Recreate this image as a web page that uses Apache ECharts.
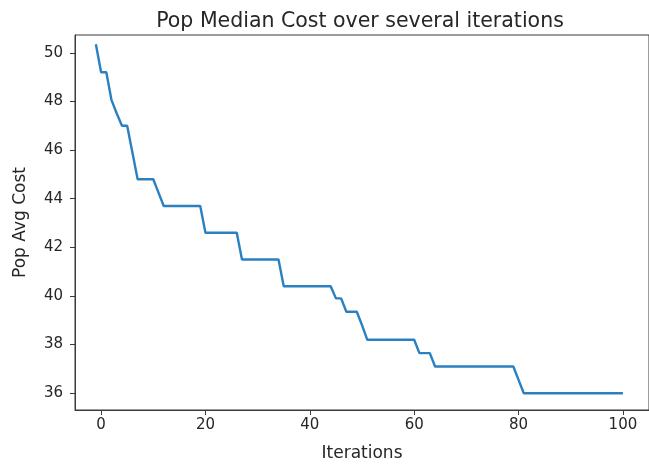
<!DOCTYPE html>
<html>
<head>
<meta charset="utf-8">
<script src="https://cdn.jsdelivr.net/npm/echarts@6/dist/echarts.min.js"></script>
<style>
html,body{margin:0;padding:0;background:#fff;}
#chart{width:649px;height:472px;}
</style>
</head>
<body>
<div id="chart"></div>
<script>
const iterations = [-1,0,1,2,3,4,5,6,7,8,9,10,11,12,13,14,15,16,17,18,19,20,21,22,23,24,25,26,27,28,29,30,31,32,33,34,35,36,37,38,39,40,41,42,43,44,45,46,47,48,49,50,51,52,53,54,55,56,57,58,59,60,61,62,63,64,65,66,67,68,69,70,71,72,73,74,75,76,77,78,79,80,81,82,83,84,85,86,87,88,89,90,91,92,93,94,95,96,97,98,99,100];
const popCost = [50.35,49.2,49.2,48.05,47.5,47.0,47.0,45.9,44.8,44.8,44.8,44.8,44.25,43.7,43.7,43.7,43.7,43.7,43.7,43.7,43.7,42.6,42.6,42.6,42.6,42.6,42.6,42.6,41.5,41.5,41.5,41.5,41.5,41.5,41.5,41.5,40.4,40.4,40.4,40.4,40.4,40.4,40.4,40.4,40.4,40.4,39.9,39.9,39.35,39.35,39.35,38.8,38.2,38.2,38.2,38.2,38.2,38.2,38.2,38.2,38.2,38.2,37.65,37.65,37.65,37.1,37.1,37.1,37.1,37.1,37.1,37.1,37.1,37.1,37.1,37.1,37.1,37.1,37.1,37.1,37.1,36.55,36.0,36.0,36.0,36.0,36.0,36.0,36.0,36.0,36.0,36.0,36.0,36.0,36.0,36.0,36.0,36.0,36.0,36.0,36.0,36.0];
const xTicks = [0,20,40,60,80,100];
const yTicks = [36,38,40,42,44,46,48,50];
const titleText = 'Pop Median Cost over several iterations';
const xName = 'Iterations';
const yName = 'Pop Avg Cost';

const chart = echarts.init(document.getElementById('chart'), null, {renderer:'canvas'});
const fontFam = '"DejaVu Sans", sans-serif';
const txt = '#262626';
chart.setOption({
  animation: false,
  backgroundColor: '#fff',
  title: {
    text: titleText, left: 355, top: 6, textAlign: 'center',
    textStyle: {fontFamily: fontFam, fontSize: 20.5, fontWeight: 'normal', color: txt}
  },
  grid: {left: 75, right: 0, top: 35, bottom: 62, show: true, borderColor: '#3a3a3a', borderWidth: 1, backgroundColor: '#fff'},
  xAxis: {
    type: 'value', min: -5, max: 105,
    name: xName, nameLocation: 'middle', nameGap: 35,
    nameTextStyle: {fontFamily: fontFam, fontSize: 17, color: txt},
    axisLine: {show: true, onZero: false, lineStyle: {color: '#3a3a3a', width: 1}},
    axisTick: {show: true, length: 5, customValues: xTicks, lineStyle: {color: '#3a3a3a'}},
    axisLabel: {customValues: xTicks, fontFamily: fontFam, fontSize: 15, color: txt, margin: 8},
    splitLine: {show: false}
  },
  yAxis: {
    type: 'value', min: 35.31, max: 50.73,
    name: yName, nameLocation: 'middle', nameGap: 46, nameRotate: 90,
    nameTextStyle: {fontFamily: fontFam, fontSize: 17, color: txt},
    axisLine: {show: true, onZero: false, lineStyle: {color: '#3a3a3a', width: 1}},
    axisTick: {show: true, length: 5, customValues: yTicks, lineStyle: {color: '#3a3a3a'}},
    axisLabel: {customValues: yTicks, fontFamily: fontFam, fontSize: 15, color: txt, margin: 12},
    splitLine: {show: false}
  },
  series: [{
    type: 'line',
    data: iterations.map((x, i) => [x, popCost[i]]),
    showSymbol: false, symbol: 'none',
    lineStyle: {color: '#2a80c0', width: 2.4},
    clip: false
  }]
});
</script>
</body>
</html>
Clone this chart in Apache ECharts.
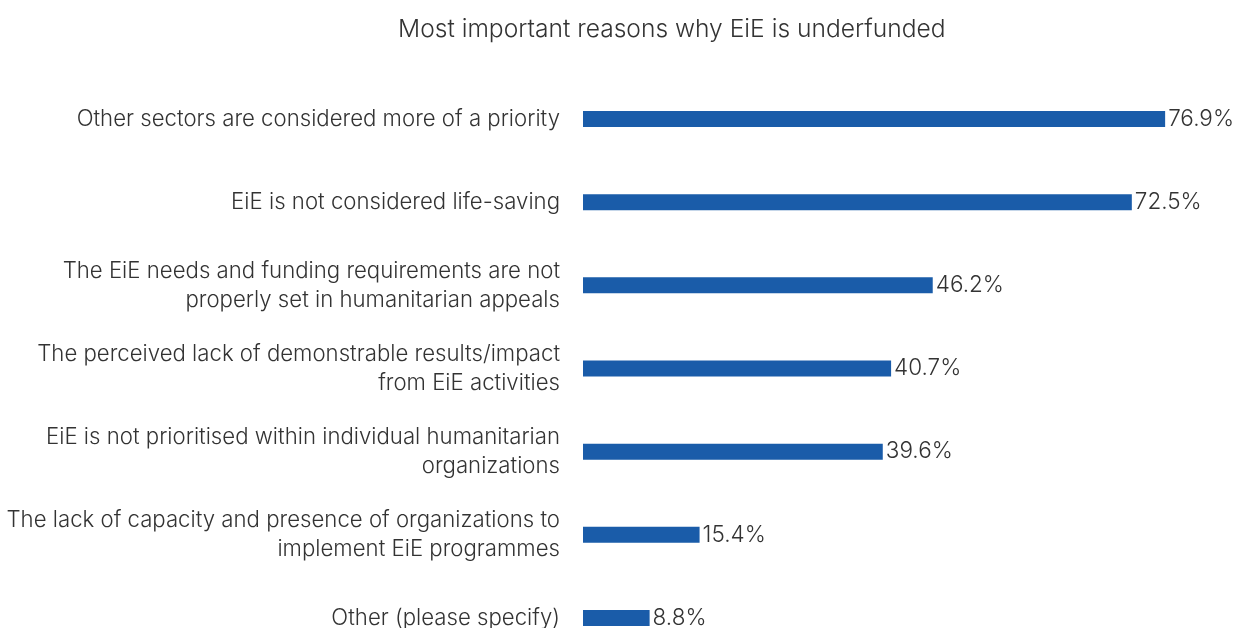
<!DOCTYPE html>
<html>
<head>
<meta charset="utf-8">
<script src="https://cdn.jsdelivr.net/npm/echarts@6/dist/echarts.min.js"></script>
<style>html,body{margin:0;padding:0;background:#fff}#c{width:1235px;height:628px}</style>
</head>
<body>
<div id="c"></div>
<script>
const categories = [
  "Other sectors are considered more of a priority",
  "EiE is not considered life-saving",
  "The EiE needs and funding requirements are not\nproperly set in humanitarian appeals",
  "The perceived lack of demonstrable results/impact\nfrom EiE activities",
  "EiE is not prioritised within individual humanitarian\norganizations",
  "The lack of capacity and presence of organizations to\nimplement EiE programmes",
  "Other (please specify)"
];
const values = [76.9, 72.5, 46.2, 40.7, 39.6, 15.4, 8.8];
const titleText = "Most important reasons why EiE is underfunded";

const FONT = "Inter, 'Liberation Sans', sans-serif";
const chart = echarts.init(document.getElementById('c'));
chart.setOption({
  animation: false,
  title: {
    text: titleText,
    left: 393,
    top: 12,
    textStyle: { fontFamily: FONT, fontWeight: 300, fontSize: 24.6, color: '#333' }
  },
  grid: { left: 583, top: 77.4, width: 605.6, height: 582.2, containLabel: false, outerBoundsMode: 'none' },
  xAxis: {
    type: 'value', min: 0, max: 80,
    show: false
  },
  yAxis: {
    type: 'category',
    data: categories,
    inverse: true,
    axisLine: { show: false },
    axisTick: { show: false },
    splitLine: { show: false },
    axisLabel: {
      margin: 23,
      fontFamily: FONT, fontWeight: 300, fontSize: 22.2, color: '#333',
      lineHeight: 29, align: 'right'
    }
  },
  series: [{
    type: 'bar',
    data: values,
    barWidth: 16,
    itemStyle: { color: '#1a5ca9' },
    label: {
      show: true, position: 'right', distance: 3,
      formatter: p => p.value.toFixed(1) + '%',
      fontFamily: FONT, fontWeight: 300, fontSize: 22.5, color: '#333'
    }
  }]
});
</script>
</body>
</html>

==================================================

__WHAT THIS TASK INVOLVES__. Extract precisely the lines beginning at the line containing "Clone this chart in Apache ECharts." and ending at the last line of the entries above, exactly as written and with no pictures.

__REPLY TO THE EXERCISE__.
Clone this chart in Apache ECharts.
<!DOCTYPE html>
<html>
<head>
<meta charset="utf-8">
<script src="https://cdn.jsdelivr.net/npm/echarts@6/dist/echarts.min.js"></script>
<style>html,body{margin:0;padding:0;background:#fff}#c{width:1235px;height:628px}</style>
</head>
<body>
<div id="c"></div>
<script>
const categories = [
  "Other sectors are considered more of a priority",
  "EiE is not considered life-saving",
  "The EiE needs and funding requirements are not\nproperly set in humanitarian appeals",
  "The perceived lack of demonstrable results/impact\nfrom EiE activities",
  "EiE is not prioritised within individual humanitarian\norganizations",
  "The lack of capacity and presence of organizations to\nimplement EiE programmes",
  "Other (please specify)"
];
const values = [76.9, 72.5, 46.2, 40.7, 39.6, 15.4, 8.8];
const titleText = "Most important reasons why EiE is underfunded";

const FONT = "Inter, 'Liberation Sans', sans-serif";
const chart = echarts.init(document.getElementById('c'));
chart.setOption({
  animation: false,
  title: {
    text: titleText,
    left: 393,
    top: 12,
    textStyle: { fontFamily: FONT, fontWeight: 300, fontSize: 24.6, color: '#333' }
  },
  grid: { left: 583, top: 77.4, width: 605.6, height: 582.2, containLabel: false, outerBoundsMode: 'none' },
  xAxis: {
    type: 'value', min: 0, max: 80,
    show: false
  },
  yAxis: {
    type: 'category',
    data: categories,
    inverse: true,
    axisLine: { show: false },
    axisTick: { show: false },
    splitLine: { show: false },
    axisLabel: {
      margin: 23,
      fontFamily: FONT, fontWeight: 300, fontSize: 22.2, color: '#333',
      lineHeight: 29, align: 'right'
    }
  },
  series: [{
    type: 'bar',
    data: values,
    barWidth: 16,
    itemStyle: { color: '#1a5ca9' },
    label: {
      show: true, position: 'right', distance: 3,
      formatter: p => p.value.toFixed(1) + '%',
      fontFamily: FONT, fontWeight: 300, fontSize: 22.5, color: '#333'
    }
  }]
});
</script>
</body>
</html>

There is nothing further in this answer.